[Start]
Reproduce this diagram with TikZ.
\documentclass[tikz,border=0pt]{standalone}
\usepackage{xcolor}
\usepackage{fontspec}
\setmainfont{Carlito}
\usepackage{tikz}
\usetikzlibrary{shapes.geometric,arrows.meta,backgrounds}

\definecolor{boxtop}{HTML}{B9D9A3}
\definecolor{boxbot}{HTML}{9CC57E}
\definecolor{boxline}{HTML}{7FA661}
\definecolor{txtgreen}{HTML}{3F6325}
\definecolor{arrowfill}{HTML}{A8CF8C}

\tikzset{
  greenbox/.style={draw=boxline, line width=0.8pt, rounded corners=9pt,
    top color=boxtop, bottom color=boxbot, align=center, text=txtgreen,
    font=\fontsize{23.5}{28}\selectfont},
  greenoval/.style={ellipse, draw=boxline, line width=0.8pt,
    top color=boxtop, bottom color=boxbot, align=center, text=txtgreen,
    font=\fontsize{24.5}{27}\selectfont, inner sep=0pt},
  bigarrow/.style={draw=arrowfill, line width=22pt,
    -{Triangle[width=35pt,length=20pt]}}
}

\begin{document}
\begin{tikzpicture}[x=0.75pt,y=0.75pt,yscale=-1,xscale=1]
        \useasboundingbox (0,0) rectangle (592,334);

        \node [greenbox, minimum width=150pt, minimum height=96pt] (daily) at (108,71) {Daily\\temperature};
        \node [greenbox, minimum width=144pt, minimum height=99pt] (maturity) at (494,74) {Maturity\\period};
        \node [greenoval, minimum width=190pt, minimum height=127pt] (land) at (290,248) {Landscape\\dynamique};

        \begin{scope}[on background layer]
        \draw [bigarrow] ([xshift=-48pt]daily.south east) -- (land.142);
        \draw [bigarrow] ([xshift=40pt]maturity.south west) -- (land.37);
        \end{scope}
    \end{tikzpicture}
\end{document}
[End]
[Start]
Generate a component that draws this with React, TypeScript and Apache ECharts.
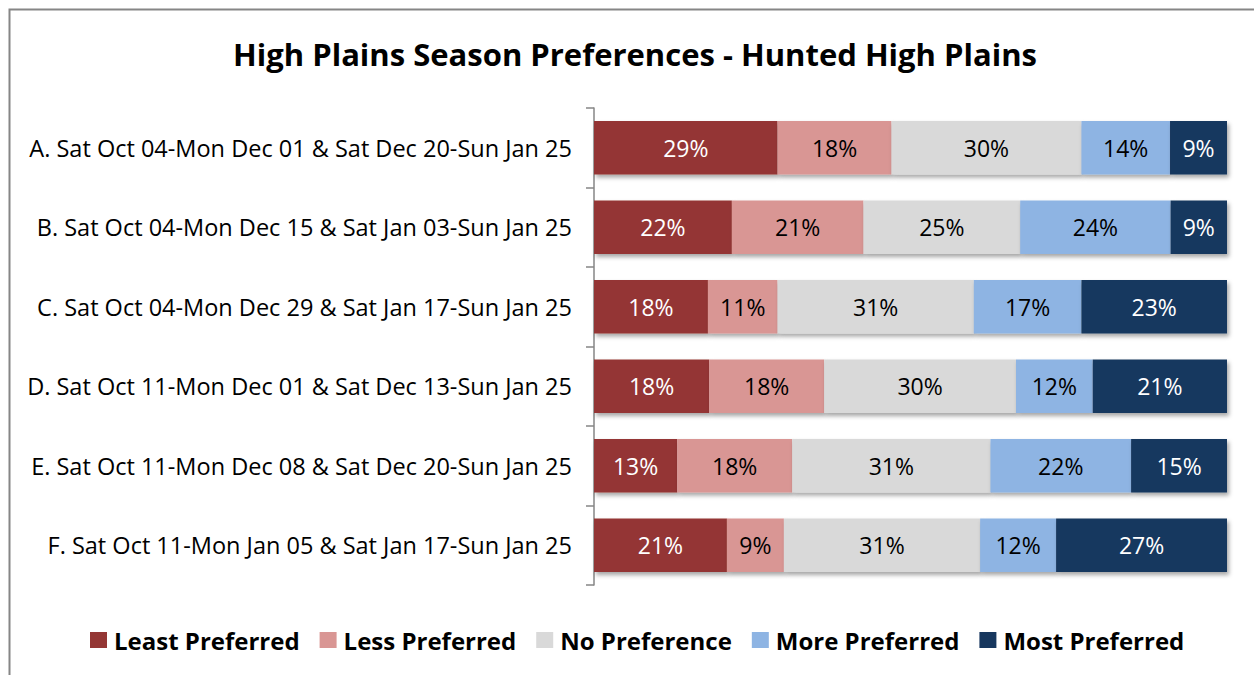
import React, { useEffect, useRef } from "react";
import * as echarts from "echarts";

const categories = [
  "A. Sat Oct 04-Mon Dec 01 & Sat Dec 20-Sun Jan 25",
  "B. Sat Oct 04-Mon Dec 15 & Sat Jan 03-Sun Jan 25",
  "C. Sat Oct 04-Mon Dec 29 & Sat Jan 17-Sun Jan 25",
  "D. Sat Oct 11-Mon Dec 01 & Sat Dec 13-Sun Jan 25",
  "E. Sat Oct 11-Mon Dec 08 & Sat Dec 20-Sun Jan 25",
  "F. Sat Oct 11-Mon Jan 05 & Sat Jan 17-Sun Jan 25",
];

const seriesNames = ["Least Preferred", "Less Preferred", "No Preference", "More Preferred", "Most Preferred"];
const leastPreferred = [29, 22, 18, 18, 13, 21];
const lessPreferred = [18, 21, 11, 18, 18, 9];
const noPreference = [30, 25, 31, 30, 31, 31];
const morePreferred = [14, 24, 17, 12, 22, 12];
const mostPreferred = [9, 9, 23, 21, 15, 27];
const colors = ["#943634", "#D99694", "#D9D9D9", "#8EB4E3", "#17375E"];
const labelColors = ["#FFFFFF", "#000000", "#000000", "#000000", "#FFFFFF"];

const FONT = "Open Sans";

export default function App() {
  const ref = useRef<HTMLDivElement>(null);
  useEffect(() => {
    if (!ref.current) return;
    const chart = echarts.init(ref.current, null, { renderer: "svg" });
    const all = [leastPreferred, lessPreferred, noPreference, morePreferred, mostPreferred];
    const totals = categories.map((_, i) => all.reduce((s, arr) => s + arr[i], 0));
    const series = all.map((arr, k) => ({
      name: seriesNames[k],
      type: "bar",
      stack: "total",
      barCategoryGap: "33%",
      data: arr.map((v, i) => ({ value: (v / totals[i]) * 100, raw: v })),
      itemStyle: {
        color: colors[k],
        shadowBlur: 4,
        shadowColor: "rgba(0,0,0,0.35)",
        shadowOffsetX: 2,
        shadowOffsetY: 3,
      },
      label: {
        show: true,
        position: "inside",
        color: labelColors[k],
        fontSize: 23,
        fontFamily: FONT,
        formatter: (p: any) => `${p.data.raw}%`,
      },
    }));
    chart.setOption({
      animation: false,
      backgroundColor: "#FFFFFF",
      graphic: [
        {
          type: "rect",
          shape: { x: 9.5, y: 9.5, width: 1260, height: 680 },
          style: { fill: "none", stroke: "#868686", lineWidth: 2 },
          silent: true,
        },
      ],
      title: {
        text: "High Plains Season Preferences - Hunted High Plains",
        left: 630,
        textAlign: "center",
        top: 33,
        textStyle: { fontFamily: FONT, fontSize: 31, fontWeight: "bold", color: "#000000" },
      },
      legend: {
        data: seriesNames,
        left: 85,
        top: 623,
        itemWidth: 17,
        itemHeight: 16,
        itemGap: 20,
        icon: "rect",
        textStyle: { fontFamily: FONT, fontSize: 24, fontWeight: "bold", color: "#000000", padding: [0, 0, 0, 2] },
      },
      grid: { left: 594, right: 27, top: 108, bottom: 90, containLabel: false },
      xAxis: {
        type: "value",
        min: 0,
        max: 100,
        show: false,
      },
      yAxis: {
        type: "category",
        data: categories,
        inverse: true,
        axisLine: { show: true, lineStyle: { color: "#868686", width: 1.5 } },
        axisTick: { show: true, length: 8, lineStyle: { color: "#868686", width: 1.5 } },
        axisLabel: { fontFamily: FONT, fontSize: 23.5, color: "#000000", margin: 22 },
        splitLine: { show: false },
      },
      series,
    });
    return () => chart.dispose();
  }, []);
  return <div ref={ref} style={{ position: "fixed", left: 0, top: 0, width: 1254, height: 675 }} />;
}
[End]
[Start]
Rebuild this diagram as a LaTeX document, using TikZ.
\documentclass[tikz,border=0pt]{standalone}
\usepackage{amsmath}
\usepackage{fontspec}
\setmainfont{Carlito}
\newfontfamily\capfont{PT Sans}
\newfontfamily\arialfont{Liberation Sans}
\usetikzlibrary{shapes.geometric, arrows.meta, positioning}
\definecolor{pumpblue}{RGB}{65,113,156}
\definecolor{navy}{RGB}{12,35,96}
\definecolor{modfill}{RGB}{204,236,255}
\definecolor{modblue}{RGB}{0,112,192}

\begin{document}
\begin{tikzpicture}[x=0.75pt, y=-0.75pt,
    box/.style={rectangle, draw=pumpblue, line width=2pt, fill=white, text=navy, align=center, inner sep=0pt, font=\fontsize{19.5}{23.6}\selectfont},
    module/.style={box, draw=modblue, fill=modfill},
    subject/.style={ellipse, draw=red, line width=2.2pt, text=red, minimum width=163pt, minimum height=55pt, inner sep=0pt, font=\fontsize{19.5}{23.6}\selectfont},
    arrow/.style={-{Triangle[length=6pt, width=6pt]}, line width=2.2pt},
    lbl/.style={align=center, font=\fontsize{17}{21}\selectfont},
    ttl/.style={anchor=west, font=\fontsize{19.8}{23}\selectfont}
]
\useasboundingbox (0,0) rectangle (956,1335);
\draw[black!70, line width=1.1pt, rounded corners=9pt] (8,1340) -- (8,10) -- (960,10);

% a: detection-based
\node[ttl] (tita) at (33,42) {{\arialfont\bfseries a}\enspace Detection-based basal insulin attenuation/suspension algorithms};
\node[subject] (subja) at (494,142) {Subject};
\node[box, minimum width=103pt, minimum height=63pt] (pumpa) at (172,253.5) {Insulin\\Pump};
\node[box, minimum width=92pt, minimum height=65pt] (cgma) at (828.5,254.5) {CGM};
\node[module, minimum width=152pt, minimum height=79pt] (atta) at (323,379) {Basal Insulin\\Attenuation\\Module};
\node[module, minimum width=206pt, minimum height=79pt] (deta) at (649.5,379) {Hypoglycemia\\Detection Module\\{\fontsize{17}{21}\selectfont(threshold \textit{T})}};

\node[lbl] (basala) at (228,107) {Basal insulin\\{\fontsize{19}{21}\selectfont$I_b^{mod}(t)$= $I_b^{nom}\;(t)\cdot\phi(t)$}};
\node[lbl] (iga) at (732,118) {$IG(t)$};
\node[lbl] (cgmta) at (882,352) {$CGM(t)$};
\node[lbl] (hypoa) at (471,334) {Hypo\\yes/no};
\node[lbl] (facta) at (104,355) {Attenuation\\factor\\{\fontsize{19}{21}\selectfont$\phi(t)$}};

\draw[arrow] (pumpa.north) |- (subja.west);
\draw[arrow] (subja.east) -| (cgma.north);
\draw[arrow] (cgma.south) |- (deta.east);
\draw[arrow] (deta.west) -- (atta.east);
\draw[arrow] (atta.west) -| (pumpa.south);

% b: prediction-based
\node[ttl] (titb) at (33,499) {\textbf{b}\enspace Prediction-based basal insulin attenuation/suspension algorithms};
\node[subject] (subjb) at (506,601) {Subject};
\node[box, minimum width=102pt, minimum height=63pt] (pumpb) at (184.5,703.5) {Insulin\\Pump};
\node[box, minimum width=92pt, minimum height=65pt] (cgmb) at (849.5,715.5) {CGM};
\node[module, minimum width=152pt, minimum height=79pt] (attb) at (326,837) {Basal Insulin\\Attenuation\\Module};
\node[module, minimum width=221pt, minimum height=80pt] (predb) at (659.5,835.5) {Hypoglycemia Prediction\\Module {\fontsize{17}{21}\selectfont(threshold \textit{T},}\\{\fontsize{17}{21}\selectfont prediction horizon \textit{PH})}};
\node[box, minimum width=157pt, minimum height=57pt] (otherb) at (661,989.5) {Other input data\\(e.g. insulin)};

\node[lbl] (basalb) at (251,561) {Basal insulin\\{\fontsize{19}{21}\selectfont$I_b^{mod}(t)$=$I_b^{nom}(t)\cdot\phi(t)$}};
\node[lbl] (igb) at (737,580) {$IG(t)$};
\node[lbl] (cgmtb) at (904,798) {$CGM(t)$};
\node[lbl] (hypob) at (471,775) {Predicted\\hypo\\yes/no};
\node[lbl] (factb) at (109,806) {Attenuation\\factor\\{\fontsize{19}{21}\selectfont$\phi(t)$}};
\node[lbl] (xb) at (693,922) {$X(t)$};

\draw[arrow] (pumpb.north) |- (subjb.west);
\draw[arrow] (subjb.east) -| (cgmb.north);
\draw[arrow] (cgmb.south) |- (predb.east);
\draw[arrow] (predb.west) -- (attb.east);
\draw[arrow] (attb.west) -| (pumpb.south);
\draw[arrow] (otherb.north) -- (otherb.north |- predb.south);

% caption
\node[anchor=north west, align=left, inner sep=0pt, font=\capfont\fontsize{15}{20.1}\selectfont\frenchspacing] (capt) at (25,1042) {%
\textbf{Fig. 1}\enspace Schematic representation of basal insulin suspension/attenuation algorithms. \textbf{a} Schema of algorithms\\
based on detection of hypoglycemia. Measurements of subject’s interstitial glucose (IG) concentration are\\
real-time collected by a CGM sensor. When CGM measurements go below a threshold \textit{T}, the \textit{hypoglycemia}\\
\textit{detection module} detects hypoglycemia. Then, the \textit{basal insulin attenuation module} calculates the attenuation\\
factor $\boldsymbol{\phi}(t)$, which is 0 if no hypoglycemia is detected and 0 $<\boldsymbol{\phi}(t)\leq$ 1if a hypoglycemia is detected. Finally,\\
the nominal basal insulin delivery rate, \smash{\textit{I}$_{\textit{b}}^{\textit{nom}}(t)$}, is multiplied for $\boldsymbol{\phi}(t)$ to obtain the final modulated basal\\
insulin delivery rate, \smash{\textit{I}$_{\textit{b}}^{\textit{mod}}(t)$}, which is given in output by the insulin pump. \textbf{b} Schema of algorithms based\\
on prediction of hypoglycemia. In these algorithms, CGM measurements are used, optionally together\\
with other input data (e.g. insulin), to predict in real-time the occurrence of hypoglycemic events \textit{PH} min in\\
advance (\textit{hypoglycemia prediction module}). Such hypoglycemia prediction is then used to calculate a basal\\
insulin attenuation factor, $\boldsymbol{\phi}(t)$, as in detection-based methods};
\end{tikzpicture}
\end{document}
[End]
Copy out exactly the material that runs from the line with "Generate a component" to the line with "import * as", ends included, and leave the pictures behind.

Generate a component that draws this with React, TypeScript and Apache ECharts.
import React, { useEffect, useRef } from "react";
import * as echarts from "echarts";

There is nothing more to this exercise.